| Data section |
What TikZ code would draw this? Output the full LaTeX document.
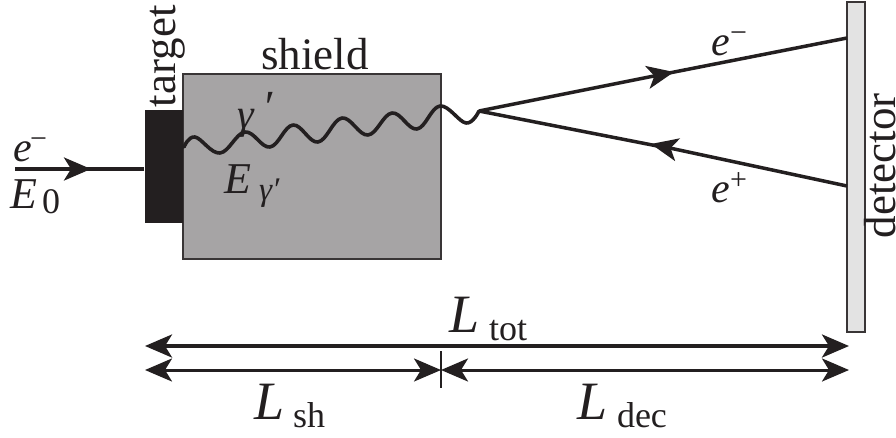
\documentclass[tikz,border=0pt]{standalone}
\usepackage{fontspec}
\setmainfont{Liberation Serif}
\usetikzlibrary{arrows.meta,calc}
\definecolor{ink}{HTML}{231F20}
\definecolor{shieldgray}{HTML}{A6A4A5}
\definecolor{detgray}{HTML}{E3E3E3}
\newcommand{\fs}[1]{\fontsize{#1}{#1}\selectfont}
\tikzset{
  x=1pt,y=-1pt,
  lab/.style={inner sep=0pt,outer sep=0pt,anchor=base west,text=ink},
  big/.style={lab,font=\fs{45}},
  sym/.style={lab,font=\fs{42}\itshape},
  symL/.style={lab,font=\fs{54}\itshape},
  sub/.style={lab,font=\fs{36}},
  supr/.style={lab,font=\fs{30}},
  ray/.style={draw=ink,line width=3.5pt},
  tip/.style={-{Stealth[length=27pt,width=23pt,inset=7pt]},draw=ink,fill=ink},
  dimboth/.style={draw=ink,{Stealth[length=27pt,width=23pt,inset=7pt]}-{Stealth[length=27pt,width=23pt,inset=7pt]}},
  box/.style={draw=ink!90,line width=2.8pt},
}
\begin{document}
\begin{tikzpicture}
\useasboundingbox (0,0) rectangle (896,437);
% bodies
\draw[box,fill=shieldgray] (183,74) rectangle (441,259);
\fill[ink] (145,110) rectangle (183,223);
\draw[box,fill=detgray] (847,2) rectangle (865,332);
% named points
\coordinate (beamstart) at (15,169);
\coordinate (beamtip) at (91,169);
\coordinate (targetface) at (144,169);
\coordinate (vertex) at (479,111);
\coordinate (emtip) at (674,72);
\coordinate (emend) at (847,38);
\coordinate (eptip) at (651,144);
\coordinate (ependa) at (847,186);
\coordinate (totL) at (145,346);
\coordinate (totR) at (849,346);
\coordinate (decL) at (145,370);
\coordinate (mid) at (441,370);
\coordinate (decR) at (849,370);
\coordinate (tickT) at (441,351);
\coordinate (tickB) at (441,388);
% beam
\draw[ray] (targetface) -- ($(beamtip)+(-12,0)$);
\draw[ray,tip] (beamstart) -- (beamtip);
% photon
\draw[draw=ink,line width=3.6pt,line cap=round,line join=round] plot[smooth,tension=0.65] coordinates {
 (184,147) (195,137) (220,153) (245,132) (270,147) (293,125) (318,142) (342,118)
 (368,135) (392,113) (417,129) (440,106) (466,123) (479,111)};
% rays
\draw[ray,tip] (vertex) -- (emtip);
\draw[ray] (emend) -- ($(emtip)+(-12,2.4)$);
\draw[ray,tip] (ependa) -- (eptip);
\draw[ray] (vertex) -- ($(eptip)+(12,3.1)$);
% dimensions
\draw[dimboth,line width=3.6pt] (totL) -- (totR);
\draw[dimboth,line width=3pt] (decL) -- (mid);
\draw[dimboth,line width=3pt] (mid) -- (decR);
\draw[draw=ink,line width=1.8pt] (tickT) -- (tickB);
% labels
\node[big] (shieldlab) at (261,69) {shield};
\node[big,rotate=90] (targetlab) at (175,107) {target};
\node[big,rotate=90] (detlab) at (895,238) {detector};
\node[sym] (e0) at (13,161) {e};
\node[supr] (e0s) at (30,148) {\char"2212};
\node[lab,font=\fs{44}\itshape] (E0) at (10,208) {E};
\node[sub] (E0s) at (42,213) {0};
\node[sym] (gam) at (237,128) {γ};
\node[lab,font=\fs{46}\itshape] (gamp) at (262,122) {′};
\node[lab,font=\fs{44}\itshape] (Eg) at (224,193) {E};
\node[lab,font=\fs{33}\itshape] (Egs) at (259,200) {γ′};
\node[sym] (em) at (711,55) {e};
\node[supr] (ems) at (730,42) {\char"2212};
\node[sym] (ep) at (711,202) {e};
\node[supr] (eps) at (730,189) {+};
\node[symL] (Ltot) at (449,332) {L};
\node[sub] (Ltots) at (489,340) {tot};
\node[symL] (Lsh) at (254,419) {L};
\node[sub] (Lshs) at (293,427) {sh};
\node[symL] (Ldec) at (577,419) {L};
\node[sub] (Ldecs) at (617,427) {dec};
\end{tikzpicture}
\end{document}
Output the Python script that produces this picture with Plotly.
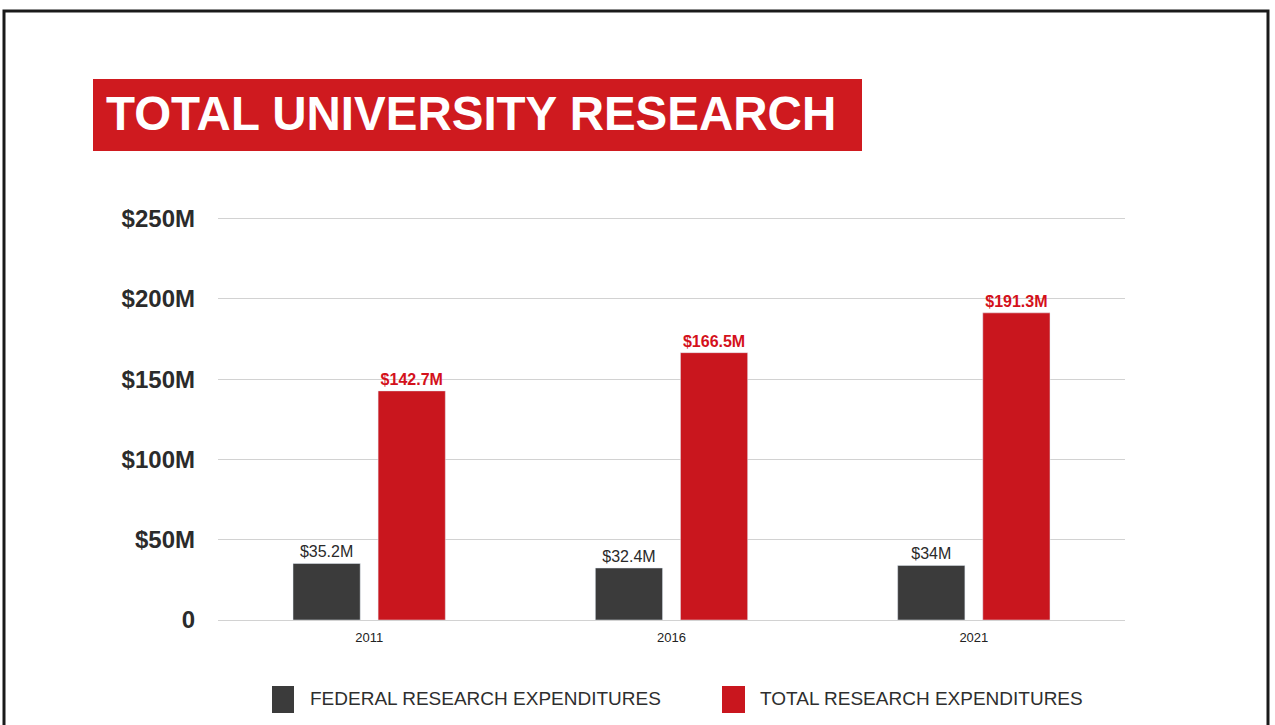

| Given exercise |
Check each line of the records above for the string "Output", and report every line that has it.

| Solved exercise |
What TikZ code would draw this? Output the full LaTeX document.
Output the Python script that produces this picture with Plotly.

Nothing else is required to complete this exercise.